The Thammasat University Library has newly acquired a book that should be useful for students interested in ecology, biology, forest conservation, and related fields.
Finding the Mother Tree: Discovering How the Forest Is Wired for Intelligence and Healing is by Professor Suzanne Simard, who teaches in the Department of Forest and Conservation Sciences at the University of British Columbia, Canada.
The TU Library collection also includes other books about different aspects of forestry.
Professor Simard explains that trees are “linked by a system of underground channels” that create a “forest society.
Older trees are able to identify the younger trees that they are related to, and try to protect these younger trees.
In this way, a so-called Mother Tree transfers nutrients to younger plants.
Through laboratory experiments, she has also established that birch and fir trees communicate with each other.
Some specialists have objected that by comparing trees to humans, she has imposed human values onto a non-human system.
Instead, they recommend that it might help nature more if we can accept that trees and other forest plants are unique living things, not necessarily like humans in behavior.

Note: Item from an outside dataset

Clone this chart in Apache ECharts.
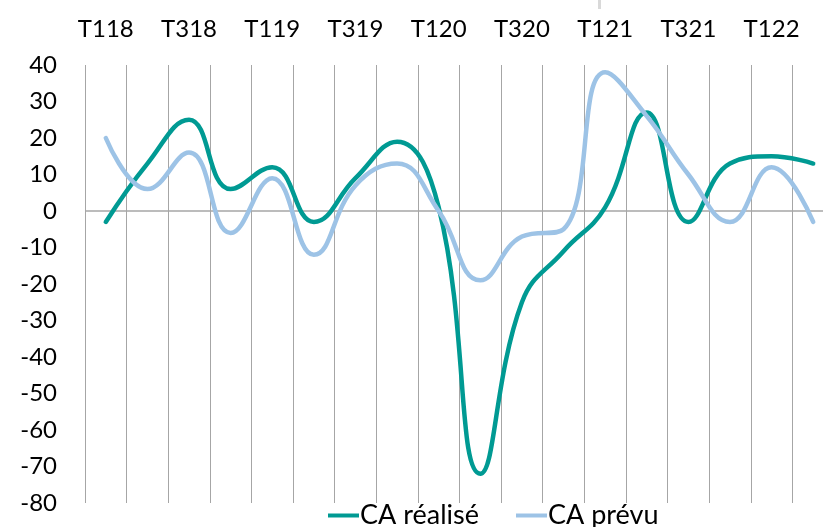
<!DOCTYPE html>
<html>
<head>
<meta charset="utf-8">
<script src="https://cdn.jsdelivr.net/npm/echarts@6/dist/echarts.min.js"></script>
<style>
  html, body { margin: 0; padding: 0; background: #fff; }
  #chart { width: 823px; height: 527px; }
</style>
</head>
<body>
<div id="chart"></div>
<script>
// trimestres (un libellé sur deux affiché)
const categories = ['T118', 'T218', 'T318', 'T418', 'T119', 'T219', 'T319', 'T419', 'T120',
  'T220', 'T320', 'T420', 'T121', 'T221', 'T321', 'T421', 'T122', 'T222']
const caRealise = [-3, 13, 25, 6, 12, -3, 9, 19, 1, -72, -25, -11, 1, 27, -3, 13, 15, 13]
const caPrevu = [20, 6, 16, -6, 9, -12, 7, 13, 0, -19, -7, -5, 38, 26, 10, -3, 12, -3]
const yMin = -80
const yMax = 40
const yStep = 10

const font = 'Lato'
const gridGray = '#A6A6A6'

const myChart = echarts.init(document.getElementById('chart'))

const option = {
  animation: false,
  textStyle: { fontFamily: font },
  // la zone de tracé dépasse à droite, comme dans l'original
  grid: { left: 85, width: 749, top: 65, bottom: 24, containLabel: false, outerBoundsMode: 'none' },
  legend: {
    left: 323,
    top: 497,
    icon: 'rect',
    itemWidth: 31,
    itemHeight: 4,
    itemGap: 37,
    textStyle: { fontFamily: font, fontSize: 27, color: '#000', padding: [0, 0, 0, -4] },
    data: ['CA réalisé', 'CA prévu']
  },
  xAxis: {
    type: 'category',
    position: 'top',
    data: categories,
    boundaryGap: true,
    axisLine: { show: false },
    axisTick: { show: false },
    axisLabel: { interval: 1, fontFamily: font, fontSize: 24, color: '#000', margin: 24 },
    splitLine: { show: true, interval: 0, lineStyle: { color: gridGray, width: 1 } }
  },
  yAxis: {
    type: 'value',
    min: yMin,
    max: yMax,
    interval: yStep,
    axisLine: { show: false },
    axisTick: { show: false },
    splitLine: { show: false },
    axisLabel: { fontFamily: font, fontSize: 24, color: '#000', margin: 28, padding: [4, 0, 0, 0] }
  },
  series: [
    {
      name: 'CA réalisé',
      type: 'line',
      data: caRealise,
      smooth: 0.45,
      symbol: 'none',
      lineStyle: { color: '#009A93', width: 4.5, cap: 'round' },
      itemStyle: { color: '#009A93' },
      z: 3,
      markLine: {
        silent: true,
        symbol: 'none',
        label: { show: false },
        lineStyle: { color: gridGray, width: 1.5, type: 'solid' },
        data: [{ yAxis: 0 }],
        z: 1
      }
    },
    {
      name: 'CA prévu',
      type: 'line',
      data: caPrevu,
      smooth: 0.45,
      symbol: 'none',
      lineStyle: { color: '#9DC3E6', width: 4.5, cap: 'round' },
      itemStyle: { color: '#9DC3E6' },
      z: 4
    }
  ],
  graphic: [
    { type: 'rect', left: 598, top: 0, shape: { width: 3, height: 9 }, style: { fill: '#D9D9D9' } }
  ]
}

myChart.setOption(option)
</script>
</body>
</html>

Few dispute her argument that current forestry policies are not successful.
Professor Simard also suggests that humans can learn from forest ecology how to regulate their own conduct.
Her Mother Tree Project, set over nine sites in British Columbia chosen for their range of altitude, geology and climate, she aims to establish the science that will support a new forest management style encouraging collaboration as well as competition.
She links this work to the management of global carbon dioxide levels and the battle to control increasing global warming.
The introduction to her book states:
This is not a book about how we can save the trees. This is a book about how the trees might save us…When Mother Trees — the majestic hubs at the center of forest communication, protection and sentience — die, they pass their wisdom to their kin, generation after generation, sharing the knowledge of what helps and what harms, who is friend or foe, and how to adapt and survive in an ever-changing landscape. It’s what all parents do.
In 2021, she explained to National Public Radio how trees can help each other by sharing nutrients:
[At the time] birches were considered weeds. There was a huge program to spray and herbicide these trees to get rid of them because the foresters viewed the birches as competing with Douglas fir, competing for light especially. I was observing in these plantations, though, that when they weeded out the birches, when they sprayed them or cut them, that there was a disease in the forests that would just start spreading like a fire. It was called Armillaria root disease. I really thought, we’re doing something wrong here. And so I wanted to know whether the birches were somehow protecting the firs against this disease and that when we cut them out it actually made it way worse.
I had learned about these mycorrhizal fungi and how they could actually protect trees against diseases. And I’d also heard about David Reed’s work in the U.K., where he had shown that in the laboratory that trees could be linked together by mycorrhizal fungi and pass carbon between them. So I tested this between birch and fir in my sick plantations.
I planted birch and fir and cedar together in little triplets. … And I traced how those carbon molecules went back and forth between the birch and fir and they didn’t actually end up in the cedars. Because the cedars, they form a different kind of mycorrhizal fungus that doesn’t associate with either birch or fir. So [the cedar] wasn’t actually in the network with birch and fir, and it picked up hardly any of this isotope.
I knew that birch and fir were sharing carbon below ground — much against the prevailing wisdom that they only compete for light and also that the more that birch shaded Douglas fir, the more carbon was sent over to Douglas fir. So there was a net transfer from birch to fir that was sort of mitigating its shading effect.
In this way the ecosystem was maintaining its balance — the birch and fir could coexist because of this collaborative behavior that was sort of offsetting some of the competition that was going on. […]
[Trees] get old. They do eventually decline. And dying is a process, and it takes a long, long time. It can take decades for a tree to die. In the process of dying, there’s a lot of things that go on. And one of the things that I studied was where does their energy — where does the carbon that is stored in their tissues — where does it go? And so we label some trees with carbon dioxide — with C13, which is a stable isotope — and we watched as we actually cause these trees to die. We stress them out by pulling their needles off and attacking them with budworms and so on. And then we watched what happened to their carbon.
And we found that about 40% of the carbon was transmitted through networks into their neighboring trees. The rest of the carbon would have just dispersed through natural decomposition processes … but some of it is directed right into the neighbors. And in this way, these old trees are actually having a very direct effect on the regenerative capacity of the new forest going forward.
This is a completely different way of understanding how old trees contribute to the next generations — that they have agency in the next generations. And our practices of salvage logging to get rid of dying trees, or trees that have just died or have been burned in wildfires — if we go in and cut them right away, we’re actually short-circuiting that natural process.
Our studies suggest it would have knock-on effects to the regeneration coming up. They’re not going to be as well prepared for their lives coming forward. So I’ve been trying to tell people: Let’s hold back on this salvage logging until trees have had the chance to pass on this energy and information to the new seedlings coming up.